> [What is required]: For the copy, please give all of the data again exactly and leave the pictures out.

----------------

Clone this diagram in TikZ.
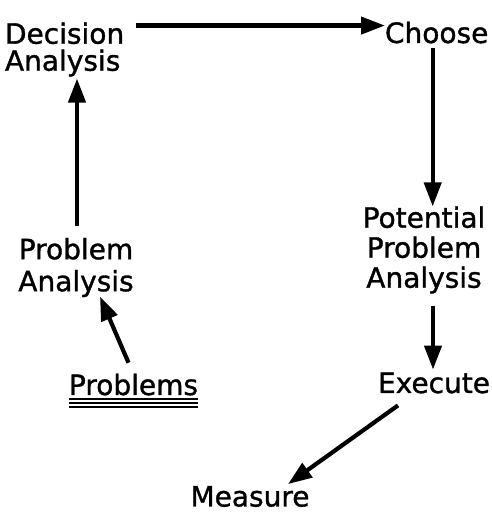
\documentclass[tikz,border=0pt]{standalone}
\usepackage{fontspec}
\setmainfont[FakeBold=1.2]{DejaVu Sans}
\usetikzlibrary{arrows.meta,calc}

\begin{document}
\begin{tikzpicture}[
    x=1pt, y=1pt,
    font=\fontsize{28pt}{28pt}\selectfont,
    stepText/.style={
        inner sep=0pt,
        outer sep=0pt
    },
    flowLine/.style={
        line width=4.2pt,
        draw=black,
        -{Triangle[length=24pt,width=17pt]}
    },
    underLine/.style={
        line width=1.7pt,
        draw=black
    }
]
\useasboundingbox (0,0) rectangle (491,513);

% ==================== TOP ROW ====================
\node[stepText, align=left, anchor=west, font=\fontsize{28pt}{27pt}\selectfont] (decision) at (5,463.5) {Decision\\Analysis};
\node[stepText, anchor=base west] (choose) at (385,470) {Choose};

\draw[flowLine] ($(decision.east |- choose.west)+(12pt,7pt)$) -- ($(choose.west)+(0,7pt)$);

% ==================== RIGHT COLUMN ====================
\node[stepText, align=center, font=\fontsize{28pt}{30pt}\selectfont] (potential) at (424,263) {Potential\\Problem\\Analysis};
\node[stepText, anchor=base] (execute) at (434,120) {Execute};
\node[stepText, anchor=base] (measure) at (250,6.5) {Measure};

\coordinate (chooseOut) at ($(choose.south)+(-4pt,-5pt)$);
\draw[flowLine] (chooseOut) -- (chooseOut |- potential.north);
\draw[flowLine] ($(execute.north |- potential.south)+(-1pt,-12pt)$) -- ($(execute.north)+(-1pt,3pt)$);
\draw[flowLine] ($(execute.south)+(-36pt,-12pt)$) -- ($(measure.north)+(38pt,2pt)$);

% ==================== LEFT COLUMN ====================
\node[stepText, align=center, font=\fontsize{28pt}{32pt}\selectfont] (problemAnalysis) at (76,245.5) {Problem\\Analysis};
\node[stepText, anchor=base] (problems) at (133.5,118) {Problems};

\foreach \d in {4,8,12}
    \draw[underLine] ([yshift=-\d pt]problems.base west) -- ([yshift=-\d pt]problems.base east);

\draw[flowLine] ($(problemAnalysis.north)+(1pt,12pt)$) -- ($(problemAnalysis.north |- decision.south)+(1pt,-2pt)$);
\draw[flowLine] ($(problems.north)+(-5pt,11pt)$) -- ($(problemAnalysis.center)+(24pt,-29pt)$);

\end{tikzpicture}
\end{document}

----------------

> [Solution to this exercise]:
Clone this diagram in TikZ.
\documentclass[tikz,border=0pt]{standalone}
\usepackage{fontspec}
\setmainfont[FakeBold=1.2]{DejaVu Sans}
\usetikzlibrary{arrows.meta,calc}

\begin{document}
\begin{tikzpicture}[
    x=1pt, y=1pt,
    font=\fontsize{28pt}{28pt}\selectfont,
    stepText/.style={
        inner sep=0pt,
        outer sep=0pt
    },
    flowLine/.style={
        line width=4.2pt,
        draw=black,
        -{Triangle[length=24pt,width=17pt]}
    },
    underLine/.style={
        line width=1.7pt,
        draw=black
    }
]
\useasboundingbox (0,0) rectangle (491,513);

% ==================== TOP ROW ====================
\node[stepText, align=left, anchor=west, font=\fontsize{28pt}{27pt}\selectfont] (decision) at (5,463.5) {Decision\\Analysis};
\node[stepText, anchor=base west] (choose) at (385,470) {Choose};

\draw[flowLine] ($(decision.east |- choose.west)+(12pt,7pt)$) -- ($(choose.west)+(0,7pt)$);

% ==================== RIGHT COLUMN ====================
\node[stepText, align=center, font=\fontsize{28pt}{30pt}\selectfont] (potential) at (424,263) {Potential\\Problem\\Analysis};
\node[stepText, anchor=base] (execute) at (434,120) {Execute};
\node[stepText, anchor=base] (measure) at (250,6.5) {Measure};

\coordinate (chooseOut) at ($(choose.south)+(-4pt,-5pt)$);
\draw[flowLine] (chooseOut) -- (chooseOut |- potential.north);
\draw[flowLine] ($(execute.north |- potential.south)+(-1pt,-12pt)$) -- ($(execute.north)+(-1pt,3pt)$);
\draw[flowLine] ($(execute.south)+(-36pt,-12pt)$) -- ($(measure.north)+(38pt,2pt)$);

% ==================== LEFT COLUMN ====================
\node[stepText, align=center, font=\fontsize{28pt}{32pt}\selectfont] (problemAnalysis) at (76,245.5) {Problem\\Analysis};
\node[stepText, anchor=base] (problems) at (133.5,118) {Problems};

\foreach \d in {4,8,12}
    \draw[underLine] ([yshift=-\d pt]problems.base west) -- ([yshift=-\d pt]problems.base east);

\draw[flowLine] ($(problemAnalysis.north)+(1pt,12pt)$) -- ($(problemAnalysis.north |- decision.south)+(1pt,-2pt)$);
\draw[flowLine] ($(problems.north)+(-5pt,11pt)$) -- ($(problemAnalysis.center)+(24pt,-29pt)$);

\end{tikzpicture}
\end{document}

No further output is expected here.